◆ Exercise objective: All the entries need to be quoted exactly, apart from the pictures, which you should drop.

════════

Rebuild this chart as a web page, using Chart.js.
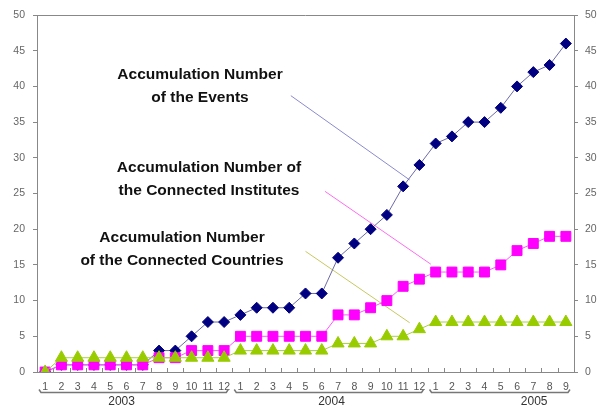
<!DOCTYPE html>
<html>
<head>
<meta charset="utf-8">
<script src="https://cdn.jsdelivr.net/npm/chart.js@4.4.1/dist/chart.umd.min.js"></script>
<style>
  html, body { margin: 0; padding: 0; background: #fff; }
</style>
</head>
<body>
<canvas id="eventChart" width="598" height="407"></canvas>
<script>
// months Jan 2003 .. Sep 2005
const years = ["2003", "2004", "2005"];
const monthsPerYear = [12, 12, 9];
const months = [
  "1","2","3","4","5","6","7","8","9","10","11","12",
  "1","2","3","4","5","6","7","8","9","10","11","12",
  "1","2","3","4","5","6","7","8","9"
];

const events = [0,1,1,1,1,1,1,3,3,5,7,7, 8,9,9,9,11,11,16,18,20,22,26,29, 32,33,35,35,37,40,42,43,46];
const institutes = [0,1,1,1,1,1,1,2,2,3,3,3, 5,5,5,5,5,5,8,8,9,10,12,13, 14,14,14,14,15,17,18,19,19];
const countries = [0,2,2,2,2,2,2,2,2,2,2,2, 3,3,3,3,3,3,4,4,4,5,5,6, 7,7,7,7,7,7,7,7,7];

const yMin = 0, yMax = 50, yStep = 5;

// callout texts and their leader lines (leader ends given in category index / value)
const callouts = [
  { lines: ["Accumulation Number", "of the Events"], x: 200, y: 79,
    color: "#8a8ad0", from: [15.1, 38.7], to: [22.4, 26.9] },
  { lines: ["Accumulation Number of", "the Connected Institutes"], x: 209, y: 172,
    color: "#ff6cf0", from: [17.2, 25.3], to: [23.7, 15.1] },
  { lines: ["Accumulation Number", "of the Connected Countries"], x: 182, y: 242,
    color: "#c8c860", from: [16.0, 16.9], to: [22.4, 6.9] }
];
const yearLabelAt = [4.7, 17.6, 30.05];

const decor = {
  id: "decor",
  beforeDatasetsDraw(chart) {
    const ctx = chart.ctx, a = chart.chartArea;
    const xs = chart.scales.x, ys = chart.scales.y;
    ctx.save();
    // top frame line
    ctx.strokeStyle = "#888";
    ctx.lineWidth = 1;
    ctx.beginPath();
    ctx.moveTo(a.left, a.top + 0.5);
    ctx.lineTo(a.right, a.top + 0.5);
    ctx.stroke();
    // inward tick marks on the category axis
    const n = months.length, w = (a.right - a.left) / n;
    ctx.beginPath();
    for (let i = 1; i < n; i++) {
      const x = Math.round(a.left + i * w) + 0.5;
      ctx.moveTo(x, a.bottom);
      ctx.lineTo(x, a.bottom - 4);
    }
    ctx.stroke();
    // leader lines
    callouts.forEach(c => {
      ctx.strokeStyle = c.color;
      ctx.lineWidth = 1;
      ctx.beginPath();
      ctx.moveTo(xs.getPixelForValue(c.from[0]), ys.getPixelForValue(c.from[1]));
      ctx.lineTo(xs.getPixelForValue(c.to[0]), ys.getPixelForValue(c.to[1]));
      ctx.stroke();
    });
    ctx.restore();
  },
  afterDraw(chart) {
    const ctx = chart.ctx, a = chart.chartArea;
    const xs = chart.scales.x;
    const w = (a.right - a.left) / months.length;
    ctx.save();
    // callout texts
    ctx.fillStyle = "#111";
    ctx.font = "bold 15.5px 'Liberation Sans', Arial, sans-serif";
    ctx.textAlign = "center";
    ctx.textBaseline = "alphabetic";
    callouts.forEach(c => {
      c.lines.forEach((t, k) => ctx.fillText(t, c.x, c.y + k * 23));
    });
    // year brackets + labels
    let start = 0;
    ctx.strokeStyle = "#777";
    ctx.lineWidth = 1.5;
    ctx.font = "12px 'Liberation Sans', Arial, sans-serif";
    ctx.fillStyle = "#333";
    ctx.textBaseline = "middle";
    years.forEach((yr, k) => {
      const x1 = a.left + start * w + 2, x2 = a.left + (start + monthsPerYear[k]) * w - 4;
      const y = 392.5;
      ctx.beginPath();
      ctx.moveTo(x1, y - 3);
      ctx.lineTo(x1 + 2, y);
      ctx.lineTo(x2 - 2, y);
      ctx.lineTo(x2, y - 3);
      ctx.stroke();
      ctx.fillText(yr, xs.getPixelForValue(yearLabelAt[k]), 401.5);
      start += monthsPerYear[k];
    });
    ctx.restore();
  }
};

const yAxisBase = (pos, width, pad) => ({
  position: pos,
  min: yMin,
  max: yMax,
  ticks: { stepSize: yStep, color: "#666", font: { size: 10.5, family: "'Liberation Sans', Arial" }, padding: pad },
  grid: { drawOnChartArea: false, tickLength: 4, color: "#888" },
  border: { color: "#888", width: 1 },
  afterFit(s) { s.width = width; }
});

new Chart(document.getElementById("eventChart"), {
  type: "line",
  data: {
    labels: months,
    datasets: [
      {
        label: "Accumulation Number of the Connected Countries",
        data: countries,
        order: 0,
        borderColor: "#a8d040",
        borderWidth: 1,
        pointStyle: "triangle",
        pointRadius: 7,
        pointBackgroundColor: "#99cc00",
        pointBorderColor: "#99cc00",
        pointBorderWidth: 1
      },
      {
        label: "Accumulation Number of the Connected Institutes",
        data: institutes,
        order: 1,
        borderColor: "#ff55ff",
        borderWidth: 1,
        pointStyle: "rect",
        pointRadius: 7,
        pointBackgroundColor: "#ff00ff",
        pointBorderColor: "#ff00ff",
        pointBorderWidth: 1
      },
      {
        label: "Accumulation Number of the Events",
        data: events,
        order: 2,
        borderColor: "#6b6ba8",
        borderWidth: 1,
        pointStyle: "rectRot",
        pointRadius: 5.5,
        pointBackgroundColor: "#000080",
        pointBorderColor: "#000080",
        pointBorderWidth: 1
      }
    ]
  },
  options: {
    responsive: false,
    animation: false,
    layout: { padding: { top: 15, left: 0, right: 0, bottom: 0 } },
    plugins: { legend: { display: false }, tooltip: { enabled: false } },
    scales: {
      x: {
        offset: true,
        grid: { display: false, drawTicks: false },
        border: { color: "#888", width: 1 },
        ticks: { autoSkip: false, maxRotation: 0, color: "#555", padding: 9,
                 font: { size: 10.5, family: "'Liberation Sans', Arial" } },
        afterFit(s) { s.height = 35; }
      },
      y: yAxisBase("left", 37, 8),
      y1: yAxisBase("right", 24, 7)
    }
  },
  plugins: [decor]
});
</script>
</body>
</html>
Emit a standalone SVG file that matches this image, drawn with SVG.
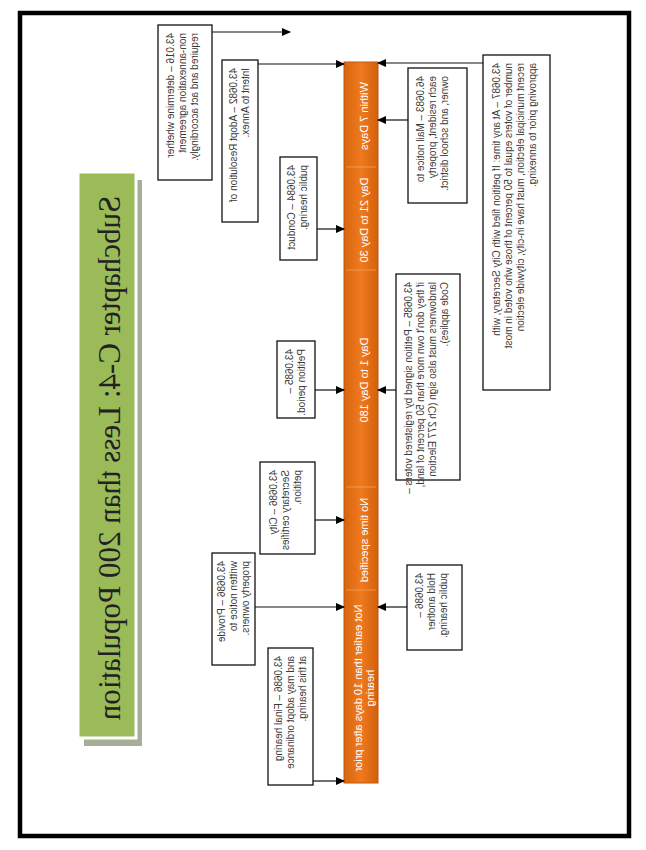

════════

◆ Solution below:
Rebuild this chart as a web page, using Chart.js.
<!DOCTYPE html>
<html>
<head>
<meta charset="utf-8">
<script src="https://cdn.jsdelivr.net/npm/chart.js@4.4.1/dist/chart.umd.min.js"></script>
<style>
  html, body { margin: 0; padding: 0; background: #fff; }
</style>
</head>
<body>
<canvas id="eventChart" width="598" height="407"></canvas>
<script>
// months Jan 2003 .. Sep 2005
const years = ["2003", "2004", "2005"];
const monthsPerYear = [12, 12, 9];
const months = [
  "1","2","3","4","5","6","7","8","9","10","11","12",
  "1","2","3","4","5","6","7","8","9","10","11","12",
  "1","2","3","4","5","6","7","8","9"
];

const events = [0,1,1,1,1,1,1,3,3,5,7,7, 8,9,9,9,11,11,16,18,20,22,26,29, 32,33,35,35,37,40,42,43,46];
const institutes = [0,1,1,1,1,1,1,2,2,3,3,3, 5,5,5,5,5,5,8,8,9,10,12,13, 14,14,14,14,15,17,18,19,19];
const countries = [0,2,2,2,2,2,2,2,2,2,2,2, 3,3,3,3,3,3,4,4,4,5,5,6, 7,7,7,7,7,7,7,7,7];

const yMin = 0, yMax = 50, yStep = 5;

// callout texts and their leader lines (leader ends given in category index / value)
const callouts = [
  { lines: ["Accumulation Number", "of the Events"], x: 200, y: 79,
    color: "#8a8ad0", from: [15.1, 38.7], to: [22.4, 26.9] },
  { lines: ["Accumulation Number of", "the Connected Institutes"], x: 209, y: 172,
    color: "#ff6cf0", from: [17.2, 25.3], to: [23.7, 15.1] },
  { lines: ["Accumulation Number", "of the Connected Countries"], x: 182, y: 242,
    color: "#c8c860", from: [16.0, 16.9], to: [22.4, 6.9] }
];
const yearLabelAt = [4.7, 17.6, 30.05];

const decor = {
  id: "decor",
  beforeDatasetsDraw(chart) {
    const ctx = chart.ctx, a = chart.chartArea;
    const xs = chart.scales.x, ys = chart.scales.y;
    ctx.save();
    // top frame line
    ctx.strokeStyle = "#888";
    ctx.lineWidth = 1;
    ctx.beginPath();
    ctx.moveTo(a.left, a.top + 0.5);
    ctx.lineTo(a.right, a.top + 0.5);
    ctx.stroke();
    // inward tick marks on the category axis
    const n = months.length, w = (a.right - a.left) / n;
    ctx.beginPath();
    for (let i = 1; i < n; i++) {
      const x = Math.round(a.left + i * w) + 0.5;
      ctx.moveTo(x, a.bottom);
      ctx.lineTo(x, a.bottom - 4);
    }
    ctx.stroke();
    // leader lines
    callouts.forEach(c => {
      ctx.strokeStyle = c.color;
      ctx.lineWidth = 1;
      ctx.beginPath();
      ctx.moveTo(xs.getPixelForValue(c.from[0]), ys.getPixelForValue(c.from[1]));
      ctx.lineTo(xs.getPixelForValue(c.to[0]), ys.getPixelForValue(c.to[1]));
      ctx.stroke();
    });
    ctx.restore();
  },
  afterDraw(chart) {
    const ctx = chart.ctx, a = chart.chartArea;
    const xs = chart.scales.x;
    const w = (a.right - a.left) / months.length;
    ctx.save();
    // callout texts
    ctx.fillStyle = "#111";
    ctx.font = "bold 15.5px 'Liberation Sans', Arial, sans-serif";
    ctx.textAlign = "center";
    ctx.textBaseline = "alphabetic";
    callouts.forEach(c => {
      c.lines.forEach((t, k) => ctx.fillText(t, c.x, c.y + k * 23));
    });
    // year brackets + labels
    let start = 0;
    ctx.strokeStyle = "#777";
    ctx.lineWidth = 1.5;
    ctx.font = "12px 'Liberation Sans', Arial, sans-serif";
    ctx.fillStyle = "#333";
    ctx.textBaseline = "middle";
    years.forEach((yr, k) => {
      const x1 = a.left + start * w + 2, x2 = a.left + (start + monthsPerYear[k]) * w - 4;
      const y = 392.5;
      ctx.beginPath();
      ctx.moveTo(x1, y - 3);
      ctx.lineTo(x1 + 2, y);
      ctx.lineTo(x2 - 2, y);
      ctx.lineTo(x2, y - 3);
      ctx.stroke();
      ctx.fillText(yr, xs.getPixelForValue(yearLabelAt[k]), 401.5);
      start += monthsPerYear[k];
    });
    ctx.restore();
  }
};

const yAxisBase = (pos, width, pad) => ({
  position: pos,
  min: yMin,
  max: yMax,
  ticks: { stepSize: yStep, color: "#666", font: { size: 10.5, family: "'Liberation Sans', Arial" }, padding: pad },
  grid: { drawOnChartArea: false, tickLength: 4, color: "#888" },
  border: { color: "#888", width: 1 },
  afterFit(s) { s.width = width; }
});

new Chart(document.getElementById("eventChart"), {
  type: "line",
  data: {
    labels: months,
    datasets: [
      {
        label: "Accumulation Number of the Connected Countries",
        data: countries,
        order: 0,
        borderColor: "#a8d040",
        borderWidth: 1,
        pointStyle: "triangle",
        pointRadius: 7,
        pointBackgroundColor: "#99cc00",
        pointBorderColor: "#99cc00",
        pointBorderWidth: 1
      },
      {
        label: "Accumulation Number of the Connected Institutes",
        data: institutes,
        order: 1,
        borderColor: "#ff55ff",
        borderWidth: 1,
        pointStyle: "rect",
        pointRadius: 7,
        pointBackgroundColor: "#ff00ff",
        pointBorderColor: "#ff00ff",
        pointBorderWidth: 1
      },
      {
        label: "Accumulation Number of the Events",
        data: events,
        order: 2,
        borderColor: "#6b6ba8",
        borderWidth: 1,
        pointStyle: "rectRot",
        pointRadius: 5.5,
        pointBackgroundColor: "#000080",
        pointBorderColor: "#000080",
        pointBorderWidth: 1
      }
    ]
  },
  options: {
    responsive: false,
    animation: false,
    layout: { padding: { top: 15, left: 0, right: 0, bottom: 0 } },
    plugins: { legend: { display: false }, tooltip: { enabled: false } },
    scales: {
      x: {
        offset: true,
        grid: { display: false, drawTicks: false },
        border: { color: "#888", width: 1 },
        ticks: { autoSkip: false, maxRotation: 0, color: "#555", padding: 9,
                 font: { size: 10.5, family: "'Liberation Sans', Arial" } },
        afterFit(s) { s.height = 35; }
      },
      y: yAxisBase("left", 37, 8),
      y1: yAxisBase("right", 24, 7)
    }
  },
  plugins: [decor]
});
</script>
</body>
</html>
Emit a standalone SVG file that matches this image, drawn with SVG.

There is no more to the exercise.